El premio que ganó el cruasán de la Brunells hace un mes lo entrega la Escola de Pastisseria de Barcelona. Los criterios para puntuar el bollo son: gusto (40 puntos), alveolado (15 puntos), hojaldrado (15 puntos), color (10 puntos), formato (10 puntos) y acabado (10 puntos). Y aunque generalmente cuando comemos un cruasán no hacemos tantas matemáticas, ni tenemos 70 cruasanes a mano para comparar como tenían los jueces del certamen, al probar el cruasán de la Brunells entendemos algunos motivos.
Si uno come el cruasán de mantequilla de la Brunells pensando en estos parámetros observa que el formato (o el acabado), es más fino que el habitual, con muchos más pliegues en la superficie. Observa también un color marrón tostado claro uniforme, y al comer nota un hojaldrado crujiente que hace el ruido de una manzana verde al morderla, pero que desaparece rápido en la boca, como cuando uno intenta masticar nata montada. También descubre un interior que tiene grasa pero que no empacha, un gusto a mantequilla y dulce. En definitiva, si uno come el cruasán jugando a ser jurado de concurso coincidirá, aunque no sepa mucho de la materia, con los que dieron el premio a Brunells solo tres meses después de su reapertura.
El jefe de obrador, Andreu Sayó, habla de tiempos y no de recetas. Que el secreto no está en la mezcla de ingredientes, si no en los productos de primera y en un trabajo que viene de antes de abrir la pastelería (recordemos que en la sociedad que ha reiniciado la pastelería está Canals, que ya ganó el premio anteriormente en dos ocasiones). Que el único secreto, en definitiva, es el tiempo, como con tantas otras cosas buenas: Cada uno de los cruasanes de 50 gramos que tardamos cinco minutos en comernos requiere 48 horas de preparación.
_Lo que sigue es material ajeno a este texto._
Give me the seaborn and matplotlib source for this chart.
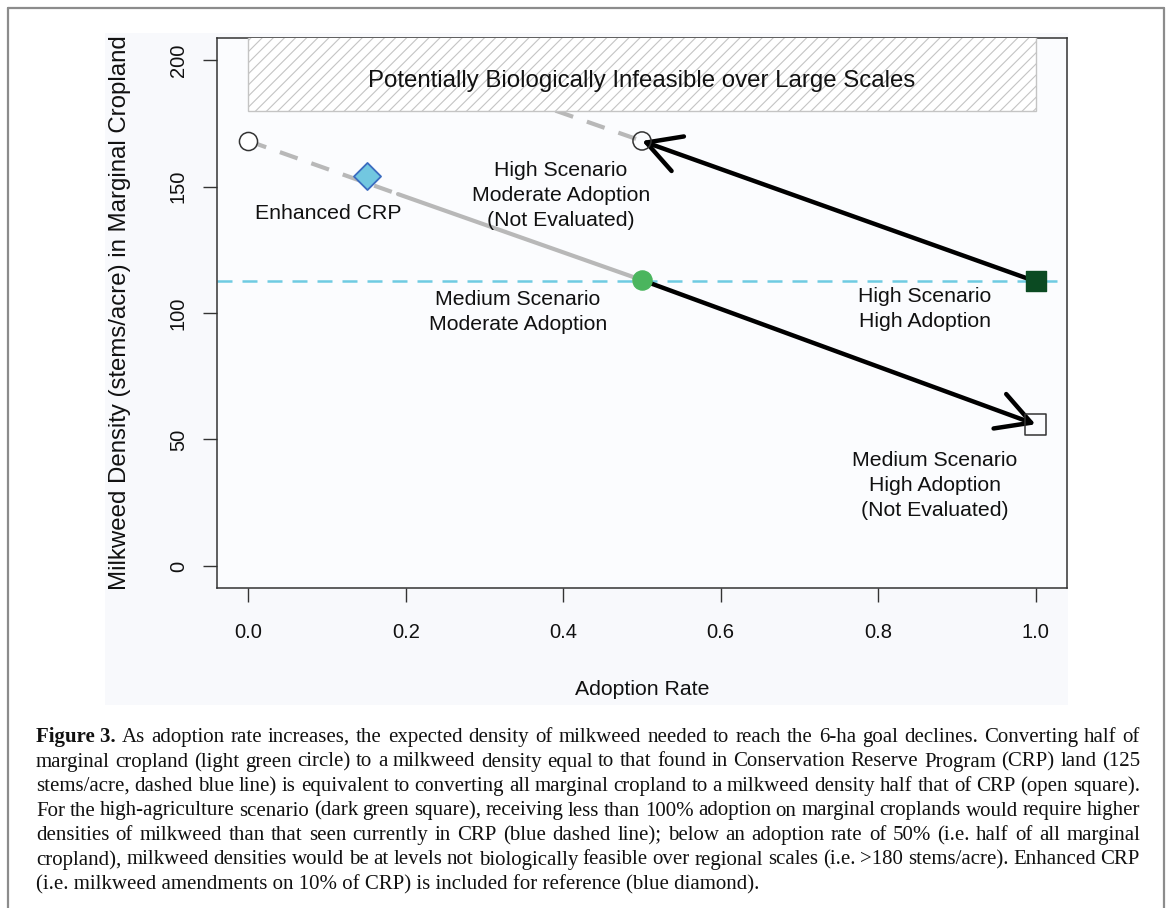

A vueltas con los números, los cruasanes de mantequilla de Brunells son la estrella de la pastelería. Desde que se ganó el premio sus ventas se han multiplicado por diez, de unas centenas diarias a unos miles. Por otra parte, la pastelería reivindica el cruasán hecho con lardo de cerdo, que fue el bollo tradicional de Barcelona antes de la irrupción de la pastelería francesa en la ciudad y su tendencia a la mantequilla. Y aunque se agradece esta reivindicación, gracias al premio el cruasán afrancesado también ha tomado la delantera aquí.
En Brunells también reivindican la pastelería tradicional, el tocinillo de cielo, la nata montada cada día o pasteles como el de la "Princesa", una reversión del "pastel de la reina" renombrado aquí en honor a la calle donde se sitúa la pastelería. Con el pan lo mismo, pocas creaciones para permitirse fermentaciones lentas, como las de antes. Las recetas, en definitiva, de toda la vida, hechas en un horno de siempre. La remodelación de la Brunells respetó y restauró el horno del local, una habitación doble de cinco metros por tres, que concentra el calor de tal manera que tarda quince días en enfriarse una vez se apaga.
Su puerta de acero, la misma de hace siglos, ya desgastada, aún preserva el calor y demuestra que se hizo para durar. Desde la nueva cafetería se puede observar como en sus fauces siguen entrando pasteles y panes, mientras se come alguno. La escena da para pensar en qué cosas tiene la cocina, que diseña hornos centenarios y recetas eternas para bocados que duran apenas unos minutos. Aunque también da para algo más divertido: jugar a ser juez con los cruasanes que vemos salir humeantes del obrador.